Keempat poin tersebut memang mudah diterima oleh peserta Konsili Nicea, karena dianggap bukan masalah prinsipil. Namun ketika keputusan untuk menerima doktrin Trinitas, ini harus diselesaikan dulu melalui debat yang panas antara Athanasius serta pengikutnya yang menganut paham Trinitas pimpinan Uskup Alexandria, Mesir, dengan pengikut Arius yang berpaham Tauhid. Menurut pengikut Arius, semua ajaran Yesus berpusat pada Keesaan Tuhan, dan tidak ada sedikitpun yang menyiratkan paham Ketuhanan Trinitas.

Namun pengikut Arius akhirnya mendapat peringatan dari Putri Konstantina, adik dari Kaisar Konstantin. Menurut Konstantina, bila Konsili tidak juga mendapatkan kesepakatan keputusan, maka Kaisar akan menarik dukungannya terhadap Gereja, dan zaman kegelapan Kristen akan kembali menghantui umatnya. 
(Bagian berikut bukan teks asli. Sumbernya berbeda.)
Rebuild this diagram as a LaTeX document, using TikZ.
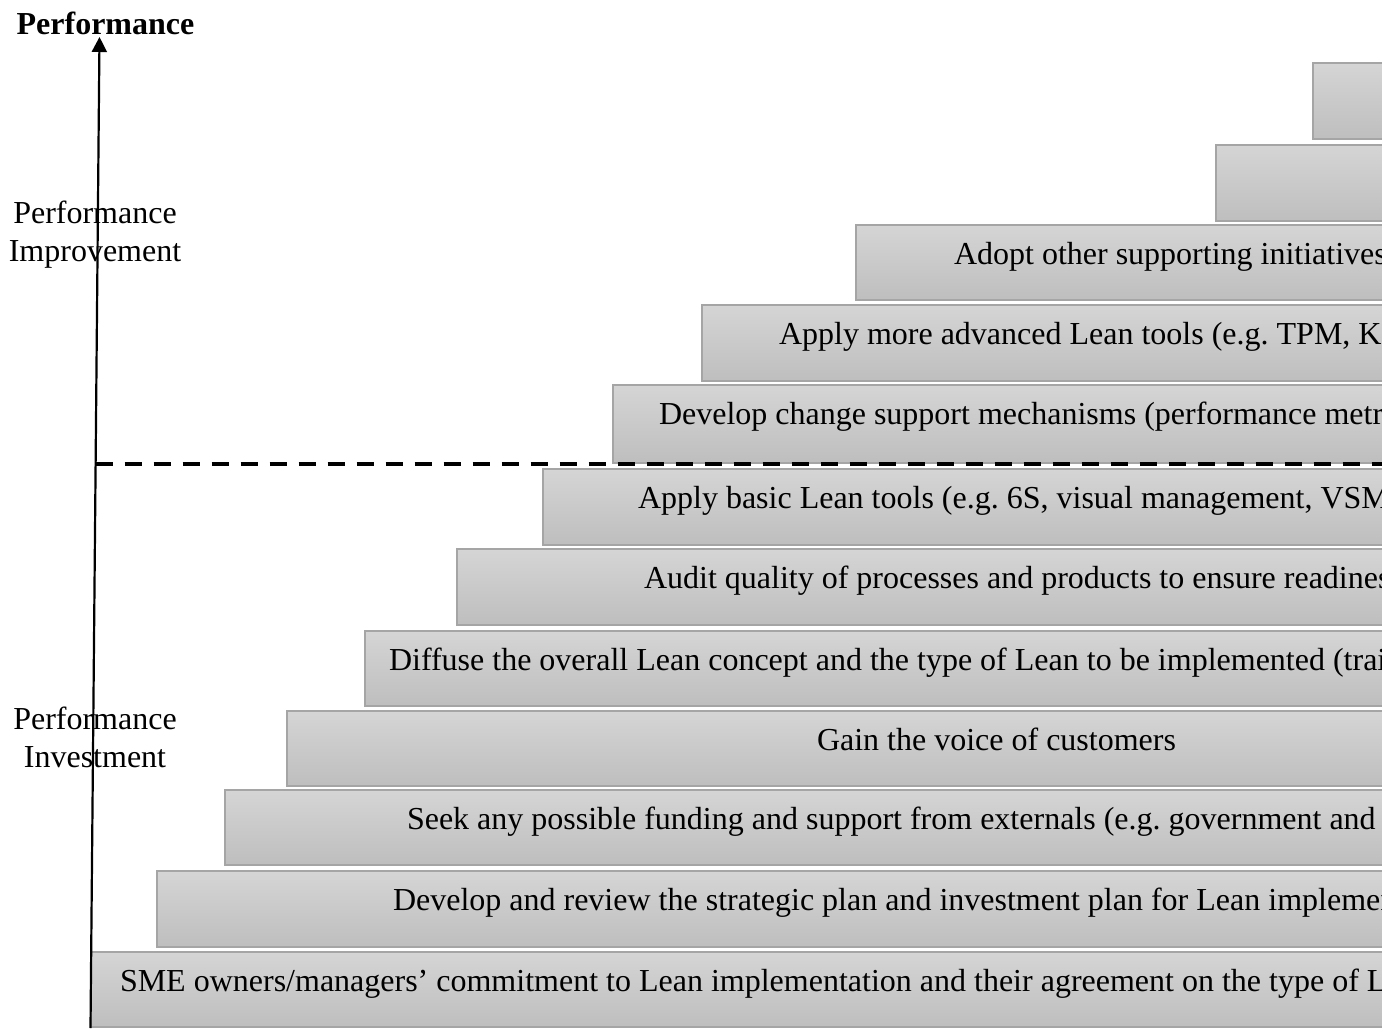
\documentclass[tikz,border=0pt]{standalone}
\usepackage{fontspec}
\setmainfont{Liberation Serif}
\usetikzlibrary{arrows.meta}
\frenchspacing
\definecolor{boxtop}{RGB}{213,213,213}
\definecolor{boxbot}{RGB}{190,190,190}
\definecolor{boxline}{RGB}{165,165,165}
\tikzset{
  stepbox/.style={rectangle, anchor=north west, inner sep=0pt, outer sep=0pt,
    top color=boxtop, bottom color=boxbot, draw=boxline, line width=2pt},
  steptext/.style={anchor=base west, inner sep=0pt, outer sep=0pt,
    font=\fontsize{32}{38}\selectfont, text=black},
  sidelabel/.style={anchor=base, inner sep=0pt, outer sep=0pt,
    font=\fontsize{32}{38}\selectfont, text=black},
  axisline/.style={line width=2.2pt, -{Triangle[length=15pt,width=15pt]}},
  splitline/.style={line width=4pt, dash pattern=on 17pt off 12pt}
}
\begin{document}
\begin{tikzpicture}[x=1pt,y=-1pt]
\useasboundingbox (0,0) rectangle (1382,1030);
\begin{scope}
\clip (0,0) rectangle (1382,1030);
% boxes
\node[stepbox, minimum width=120pt, minimum height=76pt] (b1) at (1313,63) {};
\node[stepbox, minimum width=220pt, minimum height=76pt] (b2) at (1216,145) {};
\node[stepbox, minimum width=580pt, minimum height=75pt] (b3) at (856,225) {};
\node[stepbox, minimum width=730pt, minimum height=76pt] (b4) at (702,305) {};
\node[stepbox, minimum width=820pt, minimum height=78pt] (b5) at (613,385) {};
\node[stepbox, minimum width=890pt, minimum height=76pt] (b6) at (543,469) {};
\node[stepbox, minimum width=980pt, minimum height=76pt] (b7) at (457,549) {};
\node[stepbox, minimum width=1070pt, minimum height=75pt] (b8) at (365,631) {};
\node[stepbox, minimum width=1150pt, minimum height=75pt] (b9) at (287,711) {};
\node[stepbox, minimum width=1210pt, minimum height=75pt] (b10) at (225,790) {};
\node[stepbox, minimum width=1280pt, minimum height=76pt] (b11) at (157,871) {};
\node[stepbox, minimum width=1340pt, minimum height=75pt] (b12) at (91,952) {};
% texts
\node[steptext] (t3) at (954,264.5) {Adopt other supporting initiatives};
\node[steptext] (t4) at (779,344.5) {Apply more advanced Lean tools (e.g. TPM, K};
\node[steptext] (t5) at (659,424.5) {Develop change support mechanisms (performance metr};
\node[steptext] (t6) at (638,508.5) {Apply basic Lean tools (e.g. 6S, visual management, VSM};
\node[steptext] (t7) at (644,588.5) {Audit quality of processes and products to ensure readines};
\node[steptext] (t8) at (389,670.5) {Diffuse the overall Lean concept and the type of Lean to be implemented (trai};
\node[steptext] (t9) at (817,750) {Gain the voice of customers};
\node[steptext] (t10) at (407,829.5) {Seek any possible funding and support from externals (e.g. government and};
\node[steptext] (t11) at (393,910.5) {Develop and review the strategic plan and investment plan for Lean implemen};
\node[steptext] (t12) at (120,991.5) {SME owners/managers’ commitment to Lean implementation and their agreement on the type of L};
% axis
\coordinate (origin) at (90.5,1028);
\coordinate (axtop) at (99.5,37);
\coordinate (dashstart) at (95.6,464);
\coordinate (dashend) at (1400,464);
\draw[splitline] (dashstart) -- (dashend);
\draw[axisline] (origin) -- (axtop);
\end{scope}
% labels
\node[sidelabel, font=\fontsize{32}{38}\selectfont\bfseries] (ptitle) at (105.5,35) {Performance};
\node[sidelabel] (imp1) at (95,223) {Performance};
\node[sidelabel] (imp2) at (95,261) {Improvement};
\node[sidelabel] (inv1) at (95,729) {Performance};
\node[sidelabel] (inv2) at (95,767) {Investment};
\end{tikzpicture}
\end{document}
Sebenarnya, Konstantina juga pendukung Arius. Namun karena situasi politik saat itu sangat membutuhkan kestabilan demi kemapaman kekuasaan, memaksa Konstantina untuk memberikan peringatan kepada Arius agar mengalah untuk sementara. Oleh karena itulah, maka Arius beserta pengikutnya menerima keputusan Trinitas sebagai dogma Gereja yang dilanggengkan hingga dewasa ini.